In SGU, the crazy soldier was in the brig where he belonged, and the duplicitous scientist was the only person they could find who was smart enough to figure out how to work that last chevron (but only with the help of an even less ideal person, Eli, whom they only found through an act of desperation). And no, they shouldn't all be highly motivated. Two of them (Young and the medic) were hoping to quit for personal reasons before they got stuck on Destiny. With one exception, the motivated people who were SUPPOSED to gate to Destiny didn't make it there, as Telford keeps reminding us.
Telford is as wacko as the rest. And O'Neill has become incompetent, as the issue with the inappropriate use of surrogate bodies demonstrates. I could see some of the civilians snapping under the pressure, although they are all adult professionals, too. I can even see Rush, if he's somehow the only one who can understand Destiny, although that certainly seems far from likely (and the way they brought in Eli was ridiculous, but he actually demonstrates possibly the most maturity of any of them). Young and the medic may have wanted to quit, but they are still adults; Young makes me cringe with his adolescent behavior. Greer should be nowhere near the Stargate Program; and then there's the other guy who went all pussy during the shuttle lottery and then stole food. And the hero archetype is a religious child molester.

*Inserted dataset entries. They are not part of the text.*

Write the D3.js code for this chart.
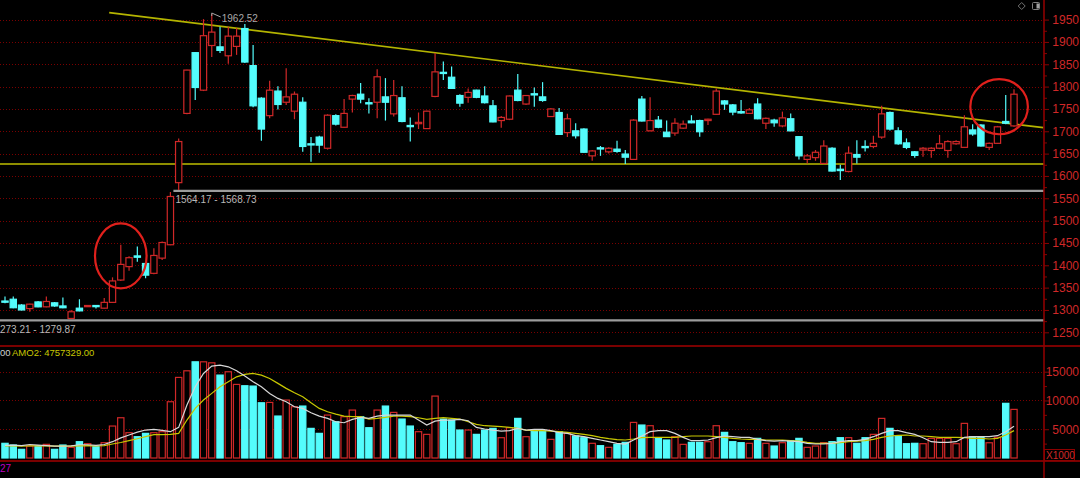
<!DOCTYPE html>
<html><head><meta charset="utf-8">
<script src="https://cdn.jsdelivr.net/npm/d3@7"></script>
<style>
html,body{margin:0;padding:0;background:#000;overflow:hidden}
svg{display:block}
text{font-family:'Liberation Sans',Arial,sans-serif}
</style>
</head><body>
<svg id="c" width="1080" height="478"></svg>
<script>
// ---- data ----
const openP  = [1320,1324,1311,1303,1318,1307,1316,1309,1281,1304,1308,1310,1304,1317,1367,1397,1421,1404,1382,1416,1446,1585,1740,1876,1792,1892,1889,1869,1890,1930,1847,1774,1735,1790,1765,1745,1765,1672,1687,1662,1735,1709,1772,1783,1764,1765,1777,1739,1775,1713,1717,1706,1778,1832,1821,1780,1776,1792,1779,1757,1724,1727,1792,1761,1784,1777,1733,1742,1697,1701,1705,1645,1663,1654,1660,1649,1637,1772,1701,1725,1698,1696,1707,1723,1724,1724,1738,1768,1759,1744,1740,1761,1718,1725,1712,1728,1688,1637,1641,1628,1662,1615,1610,1648,1666,1666,1687,1742,1701,1674,1654,1658,1657,1662,1657,1672,1664,1703,1714,1664,1673,1722,1712];
const highP  = [1330,1330,1313,1314,1320,1330,1318,1328,1300,1324,1311,1311,1327,1373,1446,1420,1442,1406,1438,1453,1564,1684,1838,1877,1951,1962.52,1934,1934,1931,1940,1893,1776,1813,1801,1841,1789,1776,1687,1690,1738,1738,1772,1782,1808,1774,1839,1819,1815,1801,1731,1742,1746,1875,1856,1845,1783,1796,1793,1801,1770,1734,1780,1828,1781,1798,1810,1752,1752,1739,1718,1707,1658,1667,1664,1679,1658,1727,1779,1776,1734,1724,1729,1724,1736,1726,1728,1796,1770,1761,1770,1752,1774,1731,1728,1744,1740,1689,1649,1658,1680,1664,1625,1666,1680,1680,1690,1757,1744,1709,1684,1656,1665,1664,1692,1680,1680,1736,1716,1716,1675,1712,1781,1794];
const lowP   = [1315,1304,1299,1296,1306,1306,1307,1304,1280,1297,1307,1303,1303,1316,1365,1388,1408,1371,1380,1412,1445,1568.73,1738,1770,1790,1866,1875,1851,1871,1853,1754,1679,1729,1749,1759,1727,1654,1632,1652,1659,1713,1708,1742,1763,1740,1729,1724,1733,1720,1677,1705,1705,1776,1815,1795,1755,1764,1774,1762,1720,1708,1725,1767,1759,1755,1766,1732,1692,1687,1684,1652,1634,1645,1650,1652,1627,1636,1722,1700,1707,1687,1690,1705,1718,1688,1714,1737,1748,1736,1739,1739,1727,1705,1710,1709,1700,1637,1628,1634,1626,1610,1591,1608,1628,1655,1662,1683,1702,1670,1660,1641,1643,1641,1660,1641,1670,1663,1690,1666,1658,1672,1716,1710];
const closeP = [1318,1305,1300,1313,1307,1319,1309,1305,1296,1298,1310,1308,1317,1365,1402,1417,1418,1378,1422,1451,1554,1677,1837,1798,1914,1922,1881,1913,1913,1855,1757,1705,1792,1760,1777,1783,1666,1671,1669,1736,1716,1740,1780,1772,1762,1822,1765,1780,1722,1711,1720,1745,1833,1830,1796,1763,1787,1776,1764,1721,1731,1779,1769,1780,1782,1769,1750,1693,1728,1690,1653,1656,1661,1662,1655,1642,1725,1723,1724,1709,1688,1718,1716,1719,1699,1727,1790,1761,1743,1741,1748,1728,1729,1719,1730,1701,1645,1645,1653,1667,1611,1612,1651,1642,1665,1673,1739,1705,1672,1664,1646,1662,1662,1672,1677,1677,1710,1694,1667,1673,1710,1718,1783];
const volume = [2552,2257,1505,2083,1967,2372,1505,2257,1852,2835,2488,1967,2662,5555,6998,4398,3704,4282,4398,4571,9779,14006,15156,16718,16718,16544,14409,14988,12790,12559,12500,9600,9660,7291,10069,8907,9027,5150,4282,7465,6302,7176,8333,7176,5265,8333,9027,7928,6770,5555,4571,4108,10763,6770,6597,4861,4861,4108,4861,5150,3530,5265,6886,3704,4861,4687,3241,4571,4282,3819,3530,2552,2141,1852,2372,2720,6186,5729,5613,3414,3125,3704,2372,2720,2720,2835,5613,4455,2835,2662,2552,3414,2552,2083,2662,3000,3414,1852,2083,2662,2835,3530,3530,2552,3530,4108,6886,5150,3819,2488,2552,2488,3414,3414,3414,2488,6018,3704,3704,2650,3600,9500,8449];
const volMA5 = [2200,2250,2150,2350,2250,2150,2050,2050,2100,2300,2300,2200,2350,2835,3500,4000,4500,4861,4977,4800,4571,5324,9200,12380,14700,15970,16150,15850,15160,14235,13250,12380,11230,10360,9780,8907,8620,7870,7290,6890,6300,6130,6720,7060,6880,7290,7460,7460,7460,7460,6600,5730,6400,6600,6600,6715,6480,5320,5035,4860,4687,4745,5150,4860,4977,4977,4745,4400,4282,3880,3704,3414,3125,2835,2550,2430,3125,3820,4570,4745,4745,4282,3590,3010,3010,3125,3530,3820,3704,3590,3590,3240,3010,2950,3010,2950,2835,2550,2430,2430,2550,2835,3010,3010,3240,3704,4282,4745,4745,4400,4108,3530,2835,2720,2720,2835,3590,3704,3704,3704,3880,4570,5500];
const volMA10 = [2100,2100,2050,2100,2150,2100,2050,2050,2050,2100,2150,2100,2150,2430,2700,3009,3350,3704,4050,4080,4108,4282,6597,8623,10069,11230,12380,13250,14110,14530,14700,14409,13830,12970,12100,11340,10650,9600,8620,8040,7640,7290,7176,7176,6770,6880,7060,7290,7290,7176,7000,6715,6880,7000,6880,6770,6300,5845,5610,5555,5440,5320,5150,4860,4745,4745,4687,4570,4455,4282,4108,3880,3590,3355,3180,3125,3300,3530,3590,3590,3590,3590,3704,3820,3820,3820,3704,3590,3414,3300,3240,3240,3125,3125,3125,3010,2950,2720,2550,2550,2550,2662,2835,2950,3010,3240,3590,3820,3930,3993,3820,3820,3704,3590,3590,3590,3530,3414,3414,3300,3414,3993,4757];
const priceTicks = [1250,1300,1350,1400,1450,1500,1550,1600,1650,1700,1750,1800,1850,1900,1950];
const priceMinorTicks = [1275,1325,1375,1425,1475,1525,1575,1625,1675,1725,1775,1825,1875,1925];
const volumeTicks = [5000,10000,15000];
const volumeMinorTicks = [2500,7500,12500];
const supportLevel = 1626.8;
const gapRange = [1564.17, 1568.73];
const lowRange = [1273.21, 1279.87];
const trendLine = [{i:12.6, v:1965.6},{i:125.55, v:1708}];
const peakLabel = {i:25, v:1962.52};
const circles = [{i:14, v:1421, ri:3.12, rv:72.7},{i:120.2, v:1755, ri:3.48, rv:61.6}];
const amoText = ["00", "AMO2: 4757329.00"];

// ---- layout ----
const W = 1080, H = 478, axisX = 1044;
const svg = d3.select("#c");
svg.append("rect").attr("width",W).attr("height",H).attr("fill","#000");

const n = openP.length;
const x = d3.scaleLinear().domain([0, n-1]).range([5, 1014]);
const step = x(1) - x(0);
const bw = step * 0.76;
const yP = d3.scaleLinear().domain([1250,1950]).range([332.3,19.6]);
const yV = d3.scaleLinear().domain([0,15000]).range([458,371.7]);

const RED = "#d02828", CYAN = "#54fcfc", GRID = "#7a0000", AXIS = "#8c0000";
const LABELFONT = "'Liberation Sans Narrow','DejaVu Sans Condensed','Liberation Sans',Arial,sans-serif";

// grid (price)
svg.append("g").selectAll("line").data(priceTicks).join("line")
  .attr("x1",0).attr("x2",axisX).attr("y1",d=>Math.round(yP(d))+0.5).attr("y2",d=>Math.round(yP(d))+0.5)
  .attr("stroke",GRID).attr("stroke-width",1).attr("stroke-dasharray","1,2");
// grid (volume)
svg.append("g").selectAll("line").data(volumeTicks).join("line")
  .attr("x1",0).attr("x2",axisX).attr("y1",d=>Math.round(yV(d))+0.5).attr("y2",d=>Math.round(yV(d))+0.5)
  .attr("stroke",GRID).attr("stroke-width",1).attr("stroke-dasharray","1,2");

// horizontal reference lines
svg.append("line").attr("x1",0).attr("x2",axisX).attr("y1",yP(supportLevel)).attr("y2",yP(supportLevel))
  .attr("stroke","#8e8e00").attr("stroke-width",2);
const gapMid = (gapRange[0]+gapRange[1])/2, lowMid = (lowRange[0]+lowRange[1])/2;
svg.append("line").attr("x1",x(20)+3).attr("x2",axisX).attr("y1",yP(gapMid)).attr("y2",yP(gapMid))
  .attr("stroke","#9c9c9c").attr("stroke-width",2.2);
svg.append("line").attr("x1",0).attr("x2",axisX).attr("y1",yP(lowMid)).attr("y2",yP(lowMid))
  .attr("stroke","#9c9c9c").attr("stroke-width",2.2);
svg.append("text").attr("x",x(20)+5).attr("y",yP(gapMid)+12).attr("fill","#b8b8b8").attr("font-size",10)
  .text(gapRange[0].toFixed(2)+" - "+gapRange[1].toFixed(2));
// left part of this label is cut by the chart edge in the reference: the visible part is shown
svg.append("text").attr("x",0).attr("y",yP(lowMid)+12.5).attr("fill","#b8b8b8").attr("font-size",10)
  .text(lowRange[0].toFixed(2).slice(1)+" - "+lowRange[1].toFixed(2));

// trend line
svg.append("line").attr("x1",x(trendLine[0].i)).attr("y1",yP(trendLine[0].v))
  .attr("x2",x(trendLine[1].i)).attr("y2",yP(trendLine[1].v))
  .attr("stroke","#b4b400").attr("stroke-width",1.7);

// candles
const idx = d3.range(n);
const up = i => closeP[i] >= openP[i];
const cg = svg.append("g");
cg.selectAll("line.w").data(idx).join("line").attr("class","w")
  .attr("x1",i=>x(i)).attr("x2",i=>x(i)).attr("y1",i=>yP(highP[i])).attr("y2",i=>yP(lowP[i]))
  .attr("stroke",i=>up(i)?RED:CYAN).attr("stroke-width",1.2);
cg.selectAll("rect.b").data(idx).join("rect").attr("class","b")
  .attr("x",i=>x(i)-bw/2).attr("width",bw)
  .attr("y",i=>yP(Math.max(openP[i],closeP[i])))
  .attr("height",i=>Math.max(1.2, Math.abs(yP(openP[i])-yP(closeP[i]))))
  .attr("fill",i=>up(i)?"#000":CYAN).attr("stroke",i=>up(i)?RED:CYAN).attr("stroke-width",1.2);

// peak label
svg.append("path").attr("d",`M${x(peakLabel.i)},${yP(peakLabel.v)+2} l0,-3 M${x(peakLabel.i)},${yP(peakLabel.v)-1} L${x(peakLabel.i)+9},${yP(peakLabel.v)+3}`)
  .attr("stroke","#a8a8a8").attr("fill","none").attr("stroke-width",1);
svg.append("text").attr("x",x(peakLabel.i)+10).attr("y",yP(peakLabel.v)+7.5).attr("fill","#a8a8a8").attr("font-size",10)
  .text(peakLabel.v.toFixed(2));

// circles
svg.append("g").selectAll("ellipse").data(circles).join("ellipse")
  .attr("cx",d=>x(d.i)).attr("cy",d=>yP(d.v))
  .attr("rx",d=>x(d.i+d.ri)-x(d.i)).attr("ry",d=>yP(d.v-d.rv)-yP(d.v))
  .attr("fill","none").attr("stroke","#e0201c").attr("stroke-width",2.2);

// volume panel borders
svg.append("line").attr("x1",0).attr("x2",W).attr("y1",346).attr("y2",346).attr("stroke","#7a0000").attr("stroke-width",2);
svg.append("line").attr("x1",0).attr("x2",W).attr("y1",461).attr("y2",461).attr("stroke","#7a0000").attr("stroke-width",2);

// volume bars
svg.append("g").selectAll("rect").data(idx).join("rect")
  .attr("x",i=>x(i)-bw/2).attr("width",bw)
  .attr("y",i=>yV(volume[i])).attr("height",i=>yV(0)-yV(volume[i]))
  .attr("fill",i=>up(i)?"#000":CYAN).attr("stroke",i=>up(i)?RED:CYAN).attr("stroke-width",1.2);

// volume MAs
const lineV = arr => d3.line().x((d,i)=>x(i)).y(d=>yV(d))(arr);
svg.append("path").attr("d",lineV(volMA10)).attr("fill","none").attr("stroke","#c8c800").attr("stroke-width",1.2);
svg.append("path").attr("d",lineV(volMA5)).attr("fill","none").attr("stroke","#d8d8d8").attr("stroke-width",1.2);

// volume legend (left part cut by the chart edge in the reference)
svg.append("text").attr("x",0).attr("y",355.5).attr("font-size",9.5).attr("fill","#d0d0d0").text(amoText[0]);
svg.append("text").attr("x",12).attr("y",355.5).attr("font-size",9.5).attr("fill","#c8c800").text(amoText[1]);

// axis line
svg.append("line").attr("x1",axisX).attr("x2",axisX).attr("y1",0).attr("y2",H).attr("stroke",AXIS).attr("stroke-width",1.6);

// price axis
const pa = svg.append("g").attr("transform",`translate(${axisX},0)`)
  .call(d3.axisRight(yP).tickValues(priceTicks).tickSize(5).tickFormat(d3.format("d")));
pa.select(".domain").remove();
pa.selectAll("line").attr("stroke",AXIS);
pa.selectAll("text").attr("fill",RED).attr("font-size",12).attr("x",35).attr("text-anchor","end").attr("font-family",LABELFONT);
const pm = svg.append("g").attr("transform",`translate(${axisX},0)`)
  .call(d3.axisRight(yP).tickValues(priceMinorTicks).tickSize(3).tickFormat(""));
pm.select(".domain").remove();
pm.selectAll("line").attr("stroke",AXIS);

// volume axis
const va = svg.append("g").attr("transform",`translate(${axisX},0)`)
  .call(d3.axisRight(yV).tickValues(volumeTicks).tickSize(5).tickFormat(d3.format("d")));
va.select(".domain").remove();
va.selectAll("line").attr("stroke",AXIS);
va.selectAll("text").attr("fill",RED).attr("font-size",12).attr("x",35).attr("text-anchor","end").attr("font-family",LABELFONT);
const vm = svg.append("g").attr("transform",`translate(${axisX},0)`)
  .call(d3.axisRight(yV).tickValues(volumeMinorTicks).tickSize(3).tickFormat(""));
vm.select(".domain").remove();
vm.selectAll("line").attr("stroke",AXIS);

// X1000 box
svg.append("rect").attr("x",1044.5).attr("y",449.5).attr("width",30).attr("height",11).attr("fill","#000").attr("stroke","#8c0000");
svg.append("text").attr("x",1046).attr("y",459).attr("font-size",10).attr("fill",RED).text("X1000");

// bottom date fragment
svg.append("text").attr("x",0).attr("y",472).attr("font-size",10).attr("fill","#c000c0").text("27");

// top-right icons
svg.append("path").attr("d","M1021.7,2.5 L1025.2,6 L1021.7,9.5 L1018.2,6 Z").attr("fill","none").attr("stroke","#707070");
svg.append("rect").attr("x",1032.5).attr("y",2.5).attr("width",7).attr("height",7).attr("rx",1).attr("fill","none").attr("stroke","#808080");
svg.append("rect").attr("x",1036.5).attr("y",3.5).attr("width",2.5).attr("height",5).attr("fill","#a0a0a0");
</script>
</body></html>
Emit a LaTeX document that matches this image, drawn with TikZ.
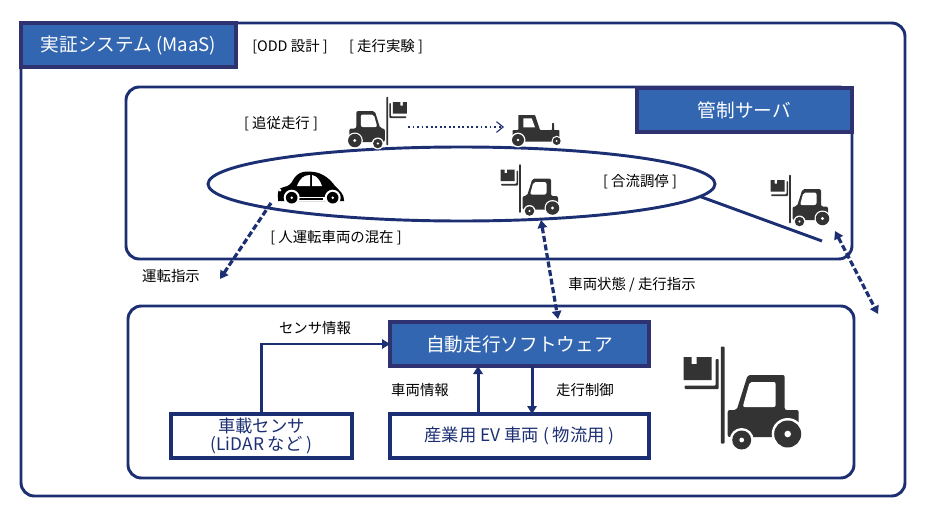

The criticism I've seen is really starting to seem irrational. Child molester? He and Chloe look to be about the same age to me: early twenties. And he was only two years older than the girl he knocked up.
I don't get this fixation with "adult" and "adolescent." Sometimes we get stuck with adults who behave stupidly but nevertheless happen to be in charge. That's how we ended up in Vietnam and Iraq. That's how we ended up with the Great Depression and the current economic mess, and so on. That's why people always seem to hate Congress. Adults, who should know better, often act like lying, ill-tempered, short-sighted, selfish children.
I think the writers did a good job explaining why these are the wrong people and why they ended up on this mission.
Not good enough, and they haven't explained why everybody back home has gone stupid.
Nobody at home has gone stupid. They're all acting on almost no information. They know very little about the ship. What are they supposed to do that they haven't done? For all we know, this week's attempt to bring everyone home would've worked. Maybe Rush's light show was more of a show than he let on.
For that matter, we're only assuming Telford's crazy/incompetent because they've set him up as the antagonist. They've made me despise Telford. But I have to admit, the Destiny crew hasn't ever carried out any of his plans, so we don't know whether his decisions would be any better or worse than Young's.
I don't sympathize with any of the griping I've read about this show so far. If I wanted to watch a show about a bunch of ideal servicemen and women who are well-suited to be lost in space, who act like "adults" (which around here seems to mean they're not interested in hot sex, in which case I feel sorry for any adults here)
You've never heard me say that.
And? I didn't say I did. But let's not pretend that that's not a common complaint in these SGU threads.
I'd watch Voyager. And be bored to death.
Voyager wasn't boring,
I think I'm the best judge of whether or not I was bored. Voyager bored the hell out of me.
but I could say a few things about it. In any case, what I find boring is the endless awkward and forced shoehorning of ultra-"flawed" characters into places they don't belong.
I'd like to see you stranded in another galaxy thinking you're going to die at any moment, and see if
your flaws don't surface. It makes perfect sense that these people, in this unexpected situation, who were NOT trained for this mission and should never have been here, are as fucked up as they are. That's not being "shoe horned" in, that's the essence of the show.
The relationship angst people keep bitching about makes perfect sense to me. These people are grieving for their separation from earth, their separation from their lives, and their separation from each other in a way that's more visceral than what I saw on Voyager (where the extent of their grief often seemed to be a wistful look as they talked about home). So far I like what I've seen. I think it's a good, enjoyable (so far) middle-ground between the darkness of BSG and the campiness of Stargate.